"""
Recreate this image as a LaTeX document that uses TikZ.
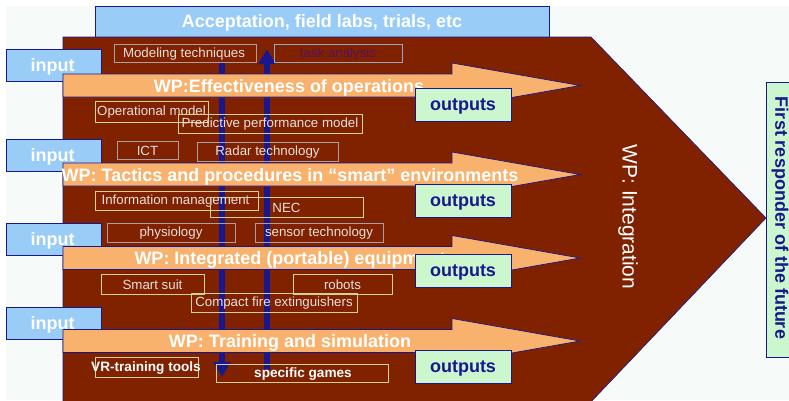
\documentclass[tikz,border=0pt]{standalone}
\usepackage{fontspec}
\setmainfont{Liberation Sans}
\usetikzlibrary{arrows.meta}
\definecolor{wpbrown}{RGB}{128,33,0}
\definecolor{navy}{RGB}{24,24,140}
\definecolor{lblue}{RGB}{153,204,246}
\definecolor{orng}{RGB}{248,178,110}
\definecolor{outgreen}{RGB}{204,247,206}
\definecolor{bgpale}{RGB}{246,250,248}
\definecolor{lighttext}{RGB}{232,224,220}
\definecolor{gbox}{RGB}{168,160,165}
\definecolor{kbox}{RGB}{205,210,150}
\definecolor{bbox}{RGB}{155,165,200}
\definecolor{purp}{RGB}{85,20,90}
\newcommand{\bigbold}{\fontsize{18}{21}\selectfont\bfseries}
\newcommand{\smalltxt}{\fontsize{13.3}{15}\selectfont}
\begin{document}
\begin{tikzpicture}[x=1pt,y=-1pt,
  bluebox/.style={fill=lblue,draw=navy,line width=0.8pt,inner sep=0pt,text=white,font=\bigbold},
  outbox/.style={fill=outgreen,draw=navy,line width=0.8pt,inner sep=0pt,minimum width=96pt,minimum height=33pt,text=navy,font=\bigbold},
  orangearrow/.style={fill=orng,draw=navy,line width=0.7pt},
  wptext/.style={text=white,font=\bigbold,inner sep=0pt},
  tb/.style={draw=#1,line width=0.8pt,inner sep=0pt,text=lighttext,font=\smalltxt},
  lbl/.style={inner sep=0pt},
  bluearrow/.style={draw=navy,line width=6pt,-{Triangle[width=16pt,length=15pt]}}]
\useasboundingbox (0,0) rectangle (789,400);
\clip (0,0) rectangle (789,400);
\fill[white] (0,0) rectangle (789,400);
\fill[bgpale] (6,6) rectangle (789,400);
% title
\node[bluebox,minimum width=454pt,minimum height=31pt] (title) at (322,21.5) {};
\node[lbl,text=white,font=\bigbold] (titletext) at (322,23) {Acceptation, field labs, trials, etc};
% brown pentagon
\filldraw[fill=wpbrown,draw=navy,line width=0.6pt] (63,37) -- (591,37) -- (766,218) -- (588,405) -- (63,405) -- cycle;
% inputs
\foreach \n/\y in {1/65,2/155.5,3/239,4/323}{
  \node[bluebox,minimum width=95pt,minimum height=32pt] (in\n) at (53.5,\y) {};
  \node[lbl,text=white,font=\bigbold] (in\n text) at (52.5,\y+1.5) {input};
}
% vertical arrows
\coordinate (dtop) at (222,62);
\coordinate (dbot) at (222,377);
\coordinate (ubot) at (267,370);
\coordinate (utop) at (267,49);
\draw[bluearrow] (dtop) -- (dbot);
\draw[bluearrow] (ubot) -- (utop);
% orange arrows
\foreach \c in {85.5,174.5,258,341}{
  \draw[orangearrow] (63,\c-11.5) -- (452,\c-11.5) -- (452,\c-22.5) -- (580,\c) -- (452,\c+22.5) -- (452,\c+11.5) -- (63,\c+11.5) -- cycle;
}
\node[wptext] (wp1) at (289,87.5) {WP:Effectiveness of operations};
\node[wptext] (wp2) at (290,176.5) {WP: Tactics and procedures in “smart” environments};
\node[wptext] (wp3) at (290,260) {WP: Integrated (portable) equipment};
\node[wptext] (wp4) at (290,343) {WP: Training and simulation};
% small boxes
\node[tb=gbox,minimum width=142pt,minimum height=18pt] (mod) at (185,53) {};
\node[lbl,text=lighttext,font=\smalltxt] (modt) at (184,54) {Modeling techniques};
\node[tb=bbox,minimum width=128pt,minimum height=18pt] (task) at (338,53) {};
\node[lbl,text=purp,font=\smalltxt] (taskt) at (338,54) {task analysis};
\node[tb=kbox,minimum width=113pt,minimum height=21pt] (opm) at (151.5,111.5) {};
\node[lbl,text=lighttext,font=\smalltxt] (opmt) at (151.5,112) {Operational model};
\node[tb=kbox,minimum width=184pt,minimum height=19pt] (ppm) at (270,123.5) {};
\node[lbl,text=lighttext,font=\smalltxt] (ppmt) at (270,124.5) {Predictive performance model};
\node[tb=gbox,minimum width=61pt,minimum height=18pt] (ict) at (147.5,150) {};
\node[lbl,text=lighttext,font=\smalltxt] (ictt) at (147.5,151) {ICT};
\node[tb=gbox,minimum width=141pt,minimum height=19pt] (radar) at (267.5,151.5) {};
\node[lbl,text=lighttext,font=\smalltxt] (radart) at (267.5,152.5) {Radar technology};
\node[tb=kbox,minimum width=163pt,minimum height=19pt] (info) at (176.5,200.5) {};
\node[lbl,text=lighttext,font=\smalltxt] (infot) at (175.5,201) {Information management};
\node[tb=kbox,minimum width=153pt,minimum height=20pt] (nec) at (286.5,207) {};
\node[lbl,text=lighttext,font=\smalltxt] (nect) at (286.5,208) {NEC};
\node[tb=gbox,minimum width=128pt,minimum height=19pt] (phys) at (171,232.5) {};
\node[lbl,text=lighttext,font=\smalltxt] (physt) at (171,233.5) {physiology};
\node[tb=gbox,minimum width=128pt,minimum height=19pt] (sensor) at (319,232.5) {};
\node[lbl,text=lighttext,font=\smalltxt] (sensort) at (319,233.5) {sensor technology};
\node[tb=kbox,minimum width=103pt,minimum height=20pt] (suit) at (152.5,284) {};
\node[lbl,text=lighttext,font=\smalltxt] (suitt) at (152.5,285) {Smart suit};
\node[tb=kbox,minimum width=99pt,minimum height=20pt] (robots) at (342.5,284) {};
\node[lbl,text=lighttext,font=\smalltxt] (robotst) at (342.5,285) {robots};
\node[tb=kbox,minimum width=166pt,minimum height=19pt] (cfe) at (274,302.5) {};
\node[lbl,text=lighttext,font=\smalltxt] (cfet) at (274,303.5) {Compact fire extinguishers};
\node[tb=kbox,minimum width=103pt,minimum height=20pt] (vr) at (146.5,367) {};
\node[lbl,text=white,font=\fontsize{13.6}{15}\selectfont\bfseries] (vrt) at (146,368) {VR-training tools};
\node[tb=kbox,minimum width=172pt,minimum height=18pt] (games) at (302,373) {};
\node[lbl,text=white,font=\fontsize{13.6}{15}\selectfont\bfseries] (gamest) at (303,374.5) {specific games};
% outputs
\foreach \n/\y in {1/104.5,2/200.5,3/270.5,4/367}{
  \node[outbox] (out\n) at (463,\y) {};
  \node[lbl,text=navy,font=\bigbold] (out\n text) at (463,\y+1.5) {outputs};
}
% integration
\node[rotate=-90,text=white,font=\fontsize{21}{25}\selectfont,inner sep=0pt] (integ) at (628,217) {WP: Integration};
% first responder
\node[fill=outgreen,draw=navy,line width=0.8pt,minimum width=40pt,minimum height=275pt,inner sep=0pt] (frbox) at (786,219.5) {};
\node[rotate=-90,text=navy,font=\bigbold,inner sep=0pt] (frtext) at (780,218) {First responder of the future};
\end{tikzpicture}
\end{document}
"""
• [WRITTEN TASK]
Omit any images, then output the listing exactly.

• [SOLVED EXERCISE]
Recreate this image as a LaTeX document that uses TikZ.
\documentclass[tikz,border=0pt]{standalone}
\usepackage{fontspec}
\setmainfont{Liberation Sans}
\usetikzlibrary{arrows.meta}
\definecolor{wpbrown}{RGB}{128,33,0}
\definecolor{navy}{RGB}{24,24,140}
\definecolor{lblue}{RGB}{153,204,246}
\definecolor{orng}{RGB}{248,178,110}
\definecolor{outgreen}{RGB}{204,247,206}
\definecolor{bgpale}{RGB}{246,250,248}
\definecolor{lighttext}{RGB}{232,224,220}
\definecolor{gbox}{RGB}{168,160,165}
\definecolor{kbox}{RGB}{205,210,150}
\definecolor{bbox}{RGB}{155,165,200}
\definecolor{purp}{RGB}{85,20,90}
\newcommand{\bigbold}{\fontsize{18}{21}\selectfont\bfseries}
\newcommand{\smalltxt}{\fontsize{13.3}{15}\selectfont}
\begin{document}
\begin{tikzpicture}[x=1pt,y=-1pt,
  bluebox/.style={fill=lblue,draw=navy,line width=0.8pt,inner sep=0pt,text=white,font=\bigbold},
  outbox/.style={fill=outgreen,draw=navy,line width=0.8pt,inner sep=0pt,minimum width=96pt,minimum height=33pt,text=navy,font=\bigbold},
  orangearrow/.style={fill=orng,draw=navy,line width=0.7pt},
  wptext/.style={text=white,font=\bigbold,inner sep=0pt},
  tb/.style={draw=#1,line width=0.8pt,inner sep=0pt,text=lighttext,font=\smalltxt},
  lbl/.style={inner sep=0pt},
  bluearrow/.style={draw=navy,line width=6pt,-{Triangle[width=16pt,length=15pt]}}]
\useasboundingbox (0,0) rectangle (789,400);
\clip (0,0) rectangle (789,400);
\fill[white] (0,0) rectangle (789,400);
\fill[bgpale] (6,6) rectangle (789,400);
% title
\node[bluebox,minimum width=454pt,minimum height=31pt] (title) at (322,21.5) {};
\node[lbl,text=white,font=\bigbold] (titletext) at (322,23) {Acceptation, field labs, trials, etc};
% brown pentagon
\filldraw[fill=wpbrown,draw=navy,line width=0.6pt] (63,37) -- (591,37) -- (766,218) -- (588,405) -- (63,405) -- cycle;
% inputs
\foreach \n/\y in {1/65,2/155.5,3/239,4/323}{
  \node[bluebox,minimum width=95pt,minimum height=32pt] (in\n) at (53.5,\y) {};
  \node[lbl,text=white,font=\bigbold] (in\n text) at (52.5,\y+1.5) {input};
}
% vertical arrows
\coordinate (dtop) at (222,62);
\coordinate (dbot) at (222,377);
\coordinate (ubot) at (267,370);
\coordinate (utop) at (267,49);
\draw[bluearrow] (dtop) -- (dbot);
\draw[bluearrow] (ubot) -- (utop);
% orange arrows
\foreach \c in {85.5,174.5,258,341}{
  \draw[orangearrow] (63,\c-11.5) -- (452,\c-11.5) -- (452,\c-22.5) -- (580,\c) -- (452,\c+22.5) -- (452,\c+11.5) -- (63,\c+11.5) -- cycle;
}
\node[wptext] (wp1) at (289,87.5) {WP:Effectiveness of operations};
\node[wptext] (wp2) at (290,176.5) {WP: Tactics and procedures in “smart” environments};
\node[wptext] (wp3) at (290,260) {WP: Integrated (portable) equipment};
\node[wptext] (wp4) at (290,343) {WP: Training and simulation};
% small boxes
\node[tb=gbox,minimum width=142pt,minimum height=18pt] (mod) at (185,53) {};
\node[lbl,text=lighttext,font=\smalltxt] (modt) at (184,54) {Modeling techniques};
\node[tb=bbox,minimum width=128pt,minimum height=18pt] (task) at (338,53) {};
\node[lbl,text=purp,font=\smalltxt] (taskt) at (338,54) {task analysis};
\node[tb=kbox,minimum width=113pt,minimum height=21pt] (opm) at (151.5,111.5) {};
\node[lbl,text=lighttext,font=\smalltxt] (opmt) at (151.5,112) {Operational model};
\node[tb=kbox,minimum width=184pt,minimum height=19pt] (ppm) at (270,123.5) {};
\node[lbl,text=lighttext,font=\smalltxt] (ppmt) at (270,124.5) {Predictive performance model};
\node[tb=gbox,minimum width=61pt,minimum height=18pt] (ict) at (147.5,150) {};
\node[lbl,text=lighttext,font=\smalltxt] (ictt) at (147.5,151) {ICT};
\node[tb=gbox,minimum width=141pt,minimum height=19pt] (radar) at (267.5,151.5) {};
\node[lbl,text=lighttext,font=\smalltxt] (radart) at (267.5,152.5) {Radar technology};
\node[tb=kbox,minimum width=163pt,minimum height=19pt] (info) at (176.5,200.5) {};
\node[lbl,text=lighttext,font=\smalltxt] (infot) at (175.5,201) {Information management};
\node[tb=kbox,minimum width=153pt,minimum height=20pt] (nec) at (286.5,207) {};
\node[lbl,text=lighttext,font=\smalltxt] (nect) at (286.5,208) {NEC};
\node[tb=gbox,minimum width=128pt,minimum height=19pt] (phys) at (171,232.5) {};
\node[lbl,text=lighttext,font=\smalltxt] (physt) at (171,233.5) {physiology};
\node[tb=gbox,minimum width=128pt,minimum height=19pt] (sensor) at (319,232.5) {};
\node[lbl,text=lighttext,font=\smalltxt] (sensort) at (319,233.5) {sensor technology};
\node[tb=kbox,minimum width=103pt,minimum height=20pt] (suit) at (152.5,284) {};
\node[lbl,text=lighttext,font=\smalltxt] (suitt) at (152.5,285) {Smart suit};
\node[tb=kbox,minimum width=99pt,minimum height=20pt] (robots) at (342.5,284) {};
\node[lbl,text=lighttext,font=\smalltxt] (robotst) at (342.5,285) {robots};
\node[tb=kbox,minimum width=166pt,minimum height=19pt] (cfe) at (274,302.5) {};
\node[lbl,text=lighttext,font=\smalltxt] (cfet) at (274,303.5) {Compact fire extinguishers};
\node[tb=kbox,minimum width=103pt,minimum height=20pt] (vr) at (146.5,367) {};
\node[lbl,text=white,font=\fontsize{13.6}{15}\selectfont\bfseries] (vrt) at (146,368) {VR-training tools};
\node[tb=kbox,minimum width=172pt,minimum height=18pt] (games) at (302,373) {};
\node[lbl,text=white,font=\fontsize{13.6}{15}\selectfont\bfseries] (gamest) at (303,374.5) {specific games};
% outputs
\foreach \n/\y in {1/104.5,2/200.5,3/270.5,4/367}{
  \node[outbox] (out\n) at (463,\y) {};
  \node[lbl,text=navy,font=\bigbold] (out\n text) at (463,\y+1.5) {outputs};
}
% integration
\node[rotate=-90,text=white,font=\fontsize{21}{25}\selectfont,inner sep=0pt] (integ) at (628,217) {WP: Integration};
% first responder
\node[fill=outgreen,draw=navy,line width=0.8pt,minimum width=40pt,minimum height=275pt,inner sep=0pt] (frbox) at (786,219.5) {};
\node[rotate=-90,text=navy,font=\bigbold,inner sep=0pt] (frtext) at (780,218) {First responder of the future};
\end{tikzpicture}
\end{document}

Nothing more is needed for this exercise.